--- Aim ---
Every line from the first one to the line containing "var plano = [[-2,-2],[2,-2],[2,2],[-2,2]];" should be echoed exactly; leave out the rest.

--- Supplied material ---
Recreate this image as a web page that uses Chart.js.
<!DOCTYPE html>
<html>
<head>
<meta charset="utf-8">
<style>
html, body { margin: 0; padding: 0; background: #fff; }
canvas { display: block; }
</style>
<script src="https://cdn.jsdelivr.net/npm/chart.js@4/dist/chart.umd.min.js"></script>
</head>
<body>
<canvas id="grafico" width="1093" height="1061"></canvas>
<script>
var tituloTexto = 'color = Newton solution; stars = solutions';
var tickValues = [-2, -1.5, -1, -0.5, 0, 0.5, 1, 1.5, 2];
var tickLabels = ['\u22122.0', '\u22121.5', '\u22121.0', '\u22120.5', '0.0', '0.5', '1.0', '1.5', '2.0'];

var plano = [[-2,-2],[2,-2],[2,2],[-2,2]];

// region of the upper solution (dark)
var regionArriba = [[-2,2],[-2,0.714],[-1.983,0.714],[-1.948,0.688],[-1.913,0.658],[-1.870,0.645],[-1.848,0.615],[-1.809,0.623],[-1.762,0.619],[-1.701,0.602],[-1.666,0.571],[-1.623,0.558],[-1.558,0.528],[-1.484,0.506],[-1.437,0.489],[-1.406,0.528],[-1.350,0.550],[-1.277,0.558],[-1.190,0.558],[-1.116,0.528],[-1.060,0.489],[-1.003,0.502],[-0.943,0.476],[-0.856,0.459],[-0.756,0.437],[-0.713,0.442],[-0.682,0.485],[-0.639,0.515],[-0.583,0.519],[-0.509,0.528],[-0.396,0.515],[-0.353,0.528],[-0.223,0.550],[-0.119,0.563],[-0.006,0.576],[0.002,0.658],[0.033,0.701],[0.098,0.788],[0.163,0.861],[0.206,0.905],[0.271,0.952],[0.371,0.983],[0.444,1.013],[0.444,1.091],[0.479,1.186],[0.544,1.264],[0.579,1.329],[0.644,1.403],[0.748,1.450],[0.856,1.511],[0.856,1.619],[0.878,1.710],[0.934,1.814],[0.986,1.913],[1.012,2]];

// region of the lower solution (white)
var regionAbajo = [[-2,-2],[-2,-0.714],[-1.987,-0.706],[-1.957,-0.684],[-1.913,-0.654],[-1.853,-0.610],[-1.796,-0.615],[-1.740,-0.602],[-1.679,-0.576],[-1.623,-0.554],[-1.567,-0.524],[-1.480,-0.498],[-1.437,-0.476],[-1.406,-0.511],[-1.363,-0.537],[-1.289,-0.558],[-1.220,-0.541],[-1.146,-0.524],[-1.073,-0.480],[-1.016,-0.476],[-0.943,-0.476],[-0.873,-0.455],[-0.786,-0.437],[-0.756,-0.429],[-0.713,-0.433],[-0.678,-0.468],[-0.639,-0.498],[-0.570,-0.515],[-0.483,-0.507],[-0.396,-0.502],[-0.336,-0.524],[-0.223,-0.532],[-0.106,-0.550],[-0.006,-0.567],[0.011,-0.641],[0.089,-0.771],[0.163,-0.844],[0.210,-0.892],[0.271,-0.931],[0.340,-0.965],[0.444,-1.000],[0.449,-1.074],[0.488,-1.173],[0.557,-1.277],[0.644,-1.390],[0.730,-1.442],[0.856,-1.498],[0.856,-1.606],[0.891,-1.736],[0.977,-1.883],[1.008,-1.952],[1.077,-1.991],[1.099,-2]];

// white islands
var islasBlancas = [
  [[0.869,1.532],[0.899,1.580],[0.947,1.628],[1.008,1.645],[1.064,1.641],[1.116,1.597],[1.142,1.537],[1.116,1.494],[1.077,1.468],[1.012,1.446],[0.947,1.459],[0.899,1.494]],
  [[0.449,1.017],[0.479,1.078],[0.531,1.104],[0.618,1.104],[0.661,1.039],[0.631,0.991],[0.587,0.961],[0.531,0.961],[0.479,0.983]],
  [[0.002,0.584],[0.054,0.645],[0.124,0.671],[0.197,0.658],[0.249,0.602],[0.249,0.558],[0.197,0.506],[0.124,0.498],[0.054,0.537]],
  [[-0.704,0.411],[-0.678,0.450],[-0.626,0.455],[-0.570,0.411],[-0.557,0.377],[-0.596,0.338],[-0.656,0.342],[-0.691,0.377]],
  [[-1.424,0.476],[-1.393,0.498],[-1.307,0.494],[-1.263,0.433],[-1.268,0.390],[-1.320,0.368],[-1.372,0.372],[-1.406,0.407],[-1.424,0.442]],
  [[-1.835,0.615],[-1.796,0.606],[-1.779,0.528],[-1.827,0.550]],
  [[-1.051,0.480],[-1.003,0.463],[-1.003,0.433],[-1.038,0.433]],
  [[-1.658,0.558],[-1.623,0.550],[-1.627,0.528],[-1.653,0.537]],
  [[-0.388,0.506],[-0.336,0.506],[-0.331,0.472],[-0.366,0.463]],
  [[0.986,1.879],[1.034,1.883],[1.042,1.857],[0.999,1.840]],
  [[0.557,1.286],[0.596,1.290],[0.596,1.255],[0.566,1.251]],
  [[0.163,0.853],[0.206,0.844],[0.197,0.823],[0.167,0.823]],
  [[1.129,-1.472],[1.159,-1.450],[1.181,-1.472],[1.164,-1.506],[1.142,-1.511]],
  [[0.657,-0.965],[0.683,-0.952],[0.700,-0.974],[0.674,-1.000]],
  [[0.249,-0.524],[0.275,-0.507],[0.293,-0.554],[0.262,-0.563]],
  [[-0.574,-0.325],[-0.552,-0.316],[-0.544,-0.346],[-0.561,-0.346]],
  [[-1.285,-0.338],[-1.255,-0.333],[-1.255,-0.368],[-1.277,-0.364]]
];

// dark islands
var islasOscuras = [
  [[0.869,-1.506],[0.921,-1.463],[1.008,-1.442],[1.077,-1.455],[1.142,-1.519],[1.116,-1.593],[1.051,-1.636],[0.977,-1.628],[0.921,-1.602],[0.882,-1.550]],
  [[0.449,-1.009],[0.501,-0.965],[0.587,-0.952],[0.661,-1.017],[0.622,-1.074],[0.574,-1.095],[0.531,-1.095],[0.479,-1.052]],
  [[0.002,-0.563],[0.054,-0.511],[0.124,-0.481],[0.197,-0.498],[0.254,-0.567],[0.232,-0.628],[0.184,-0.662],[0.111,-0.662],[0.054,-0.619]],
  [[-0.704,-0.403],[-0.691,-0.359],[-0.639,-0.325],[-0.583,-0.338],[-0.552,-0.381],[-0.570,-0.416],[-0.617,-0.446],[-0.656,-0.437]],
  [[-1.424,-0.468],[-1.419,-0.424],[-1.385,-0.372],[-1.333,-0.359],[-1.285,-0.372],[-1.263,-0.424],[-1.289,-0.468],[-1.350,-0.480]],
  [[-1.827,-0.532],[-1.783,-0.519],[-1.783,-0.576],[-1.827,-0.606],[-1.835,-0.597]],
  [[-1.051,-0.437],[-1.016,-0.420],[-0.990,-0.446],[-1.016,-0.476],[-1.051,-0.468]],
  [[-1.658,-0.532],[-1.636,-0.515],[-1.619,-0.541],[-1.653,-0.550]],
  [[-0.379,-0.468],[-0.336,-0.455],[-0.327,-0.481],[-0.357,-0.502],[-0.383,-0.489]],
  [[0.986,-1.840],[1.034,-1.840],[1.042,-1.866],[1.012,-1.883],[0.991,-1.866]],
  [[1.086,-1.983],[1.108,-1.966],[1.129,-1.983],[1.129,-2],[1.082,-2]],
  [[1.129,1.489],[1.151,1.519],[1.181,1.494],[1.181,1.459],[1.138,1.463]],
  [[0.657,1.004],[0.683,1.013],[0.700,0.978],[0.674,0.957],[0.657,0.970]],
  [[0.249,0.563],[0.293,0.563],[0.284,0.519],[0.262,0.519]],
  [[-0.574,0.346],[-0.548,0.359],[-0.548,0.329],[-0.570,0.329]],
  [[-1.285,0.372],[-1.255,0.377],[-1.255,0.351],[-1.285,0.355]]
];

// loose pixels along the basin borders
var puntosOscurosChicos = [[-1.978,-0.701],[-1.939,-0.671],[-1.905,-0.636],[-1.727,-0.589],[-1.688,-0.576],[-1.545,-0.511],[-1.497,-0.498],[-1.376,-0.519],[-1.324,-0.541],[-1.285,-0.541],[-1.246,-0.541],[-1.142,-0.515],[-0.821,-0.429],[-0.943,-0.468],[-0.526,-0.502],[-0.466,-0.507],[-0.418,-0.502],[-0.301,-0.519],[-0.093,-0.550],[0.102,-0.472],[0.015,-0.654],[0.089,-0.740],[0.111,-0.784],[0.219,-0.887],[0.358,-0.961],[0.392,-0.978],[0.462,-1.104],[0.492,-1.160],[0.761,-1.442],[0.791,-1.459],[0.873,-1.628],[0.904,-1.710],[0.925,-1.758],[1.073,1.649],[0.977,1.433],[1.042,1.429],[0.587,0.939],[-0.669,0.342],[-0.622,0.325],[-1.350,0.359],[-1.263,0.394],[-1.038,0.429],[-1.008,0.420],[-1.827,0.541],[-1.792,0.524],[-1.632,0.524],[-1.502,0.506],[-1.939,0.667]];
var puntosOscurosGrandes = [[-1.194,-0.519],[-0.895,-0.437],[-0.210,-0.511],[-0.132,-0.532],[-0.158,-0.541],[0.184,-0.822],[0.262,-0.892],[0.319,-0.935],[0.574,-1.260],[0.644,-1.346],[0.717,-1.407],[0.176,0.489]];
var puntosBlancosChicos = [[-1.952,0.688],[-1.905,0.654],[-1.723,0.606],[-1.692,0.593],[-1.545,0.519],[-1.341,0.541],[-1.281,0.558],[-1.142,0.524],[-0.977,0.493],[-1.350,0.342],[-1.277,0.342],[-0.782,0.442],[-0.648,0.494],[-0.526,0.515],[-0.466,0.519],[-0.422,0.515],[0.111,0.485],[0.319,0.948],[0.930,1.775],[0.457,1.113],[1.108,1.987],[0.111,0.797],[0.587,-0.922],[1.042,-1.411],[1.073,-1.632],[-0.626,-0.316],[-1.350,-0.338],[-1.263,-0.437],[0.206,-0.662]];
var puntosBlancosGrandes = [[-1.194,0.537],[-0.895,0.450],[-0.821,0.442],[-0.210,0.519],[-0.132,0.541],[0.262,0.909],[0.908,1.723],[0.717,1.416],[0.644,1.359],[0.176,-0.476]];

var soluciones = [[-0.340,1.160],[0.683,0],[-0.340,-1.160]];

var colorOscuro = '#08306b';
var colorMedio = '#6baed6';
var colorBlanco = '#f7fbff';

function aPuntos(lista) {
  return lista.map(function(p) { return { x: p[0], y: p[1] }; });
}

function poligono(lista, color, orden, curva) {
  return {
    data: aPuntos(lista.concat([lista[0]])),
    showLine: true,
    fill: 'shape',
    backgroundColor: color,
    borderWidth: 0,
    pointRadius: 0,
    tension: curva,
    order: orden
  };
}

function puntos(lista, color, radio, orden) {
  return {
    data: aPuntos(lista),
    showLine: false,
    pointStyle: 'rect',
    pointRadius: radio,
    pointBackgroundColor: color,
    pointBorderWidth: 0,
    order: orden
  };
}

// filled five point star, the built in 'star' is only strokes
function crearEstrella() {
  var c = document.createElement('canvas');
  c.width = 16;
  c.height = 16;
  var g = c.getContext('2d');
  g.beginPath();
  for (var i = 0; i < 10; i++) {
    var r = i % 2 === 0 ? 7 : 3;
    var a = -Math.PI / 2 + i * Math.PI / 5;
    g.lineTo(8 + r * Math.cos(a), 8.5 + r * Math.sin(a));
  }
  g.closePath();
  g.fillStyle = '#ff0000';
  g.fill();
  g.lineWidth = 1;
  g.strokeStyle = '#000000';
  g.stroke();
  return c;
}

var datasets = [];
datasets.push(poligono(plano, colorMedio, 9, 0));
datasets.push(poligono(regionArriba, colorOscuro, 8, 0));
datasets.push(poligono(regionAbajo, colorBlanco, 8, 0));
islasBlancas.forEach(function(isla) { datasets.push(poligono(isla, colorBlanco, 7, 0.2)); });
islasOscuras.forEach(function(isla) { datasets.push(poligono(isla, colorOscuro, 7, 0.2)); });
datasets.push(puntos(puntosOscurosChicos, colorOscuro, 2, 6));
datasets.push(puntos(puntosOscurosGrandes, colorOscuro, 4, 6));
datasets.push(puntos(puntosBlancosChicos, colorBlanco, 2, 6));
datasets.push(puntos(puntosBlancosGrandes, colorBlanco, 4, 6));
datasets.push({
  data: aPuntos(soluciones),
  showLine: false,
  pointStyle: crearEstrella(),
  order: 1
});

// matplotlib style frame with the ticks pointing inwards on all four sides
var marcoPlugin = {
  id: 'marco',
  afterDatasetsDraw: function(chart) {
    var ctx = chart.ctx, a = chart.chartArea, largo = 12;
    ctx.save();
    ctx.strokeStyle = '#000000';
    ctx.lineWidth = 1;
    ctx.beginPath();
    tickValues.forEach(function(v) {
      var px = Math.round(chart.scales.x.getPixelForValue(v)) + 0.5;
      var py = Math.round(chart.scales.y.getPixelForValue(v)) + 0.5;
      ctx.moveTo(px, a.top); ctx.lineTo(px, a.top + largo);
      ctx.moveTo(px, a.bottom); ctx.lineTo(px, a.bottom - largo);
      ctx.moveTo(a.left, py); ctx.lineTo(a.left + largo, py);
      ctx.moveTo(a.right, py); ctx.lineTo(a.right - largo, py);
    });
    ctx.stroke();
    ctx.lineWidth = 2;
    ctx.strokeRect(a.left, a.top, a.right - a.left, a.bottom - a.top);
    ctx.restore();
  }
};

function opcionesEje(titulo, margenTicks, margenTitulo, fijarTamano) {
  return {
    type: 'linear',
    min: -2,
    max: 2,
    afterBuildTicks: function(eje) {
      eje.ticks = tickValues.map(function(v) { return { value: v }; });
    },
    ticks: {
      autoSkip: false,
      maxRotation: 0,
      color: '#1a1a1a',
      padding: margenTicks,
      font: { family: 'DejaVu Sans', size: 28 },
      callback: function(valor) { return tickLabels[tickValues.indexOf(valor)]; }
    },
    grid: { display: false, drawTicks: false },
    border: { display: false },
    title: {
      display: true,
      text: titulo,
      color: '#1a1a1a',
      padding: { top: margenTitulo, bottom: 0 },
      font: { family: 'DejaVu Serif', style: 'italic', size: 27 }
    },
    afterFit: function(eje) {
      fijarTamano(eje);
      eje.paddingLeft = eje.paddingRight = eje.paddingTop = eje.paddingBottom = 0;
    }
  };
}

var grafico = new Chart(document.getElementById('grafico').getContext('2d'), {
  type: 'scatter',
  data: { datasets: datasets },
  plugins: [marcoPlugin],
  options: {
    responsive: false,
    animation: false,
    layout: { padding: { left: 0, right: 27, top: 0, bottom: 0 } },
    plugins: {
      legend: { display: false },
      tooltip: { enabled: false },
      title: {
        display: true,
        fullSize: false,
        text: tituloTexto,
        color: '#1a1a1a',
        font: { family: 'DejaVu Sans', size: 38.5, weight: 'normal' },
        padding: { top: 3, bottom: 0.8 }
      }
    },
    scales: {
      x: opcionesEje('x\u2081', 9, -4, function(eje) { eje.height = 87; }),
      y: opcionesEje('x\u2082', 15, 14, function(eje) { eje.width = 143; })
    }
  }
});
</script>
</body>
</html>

--- Answer to the exercise ---
Recreate this image as a web page that uses Chart.js.
<!DOCTYPE html>
<html>
<head>
<meta charset="utf-8">
<style>
html, body { margin: 0; padding: 0; background: #fff; }
canvas { display: block; }
</style>
<script src="https://cdn.jsdelivr.net/npm/chart.js@4/dist/chart.umd.min.js"></script>
</head>
<body>
<canvas id="grafico" width="1093" height="1061"></canvas>
<script>
var tituloTexto = 'color = Newton solution; stars = solutions';
var tickValues = [-2, -1.5, -1, -0.5, 0, 0.5, 1, 1.5, 2];
var tickLabels = ['\u22122.0', '\u22121.5', '\u22121.0', '\u22120.5', '0.0', '0.5', '1.0', '1.5', '2.0'];

var plano = [[-2,-2],[2,-2],[2,2],[-2,2]];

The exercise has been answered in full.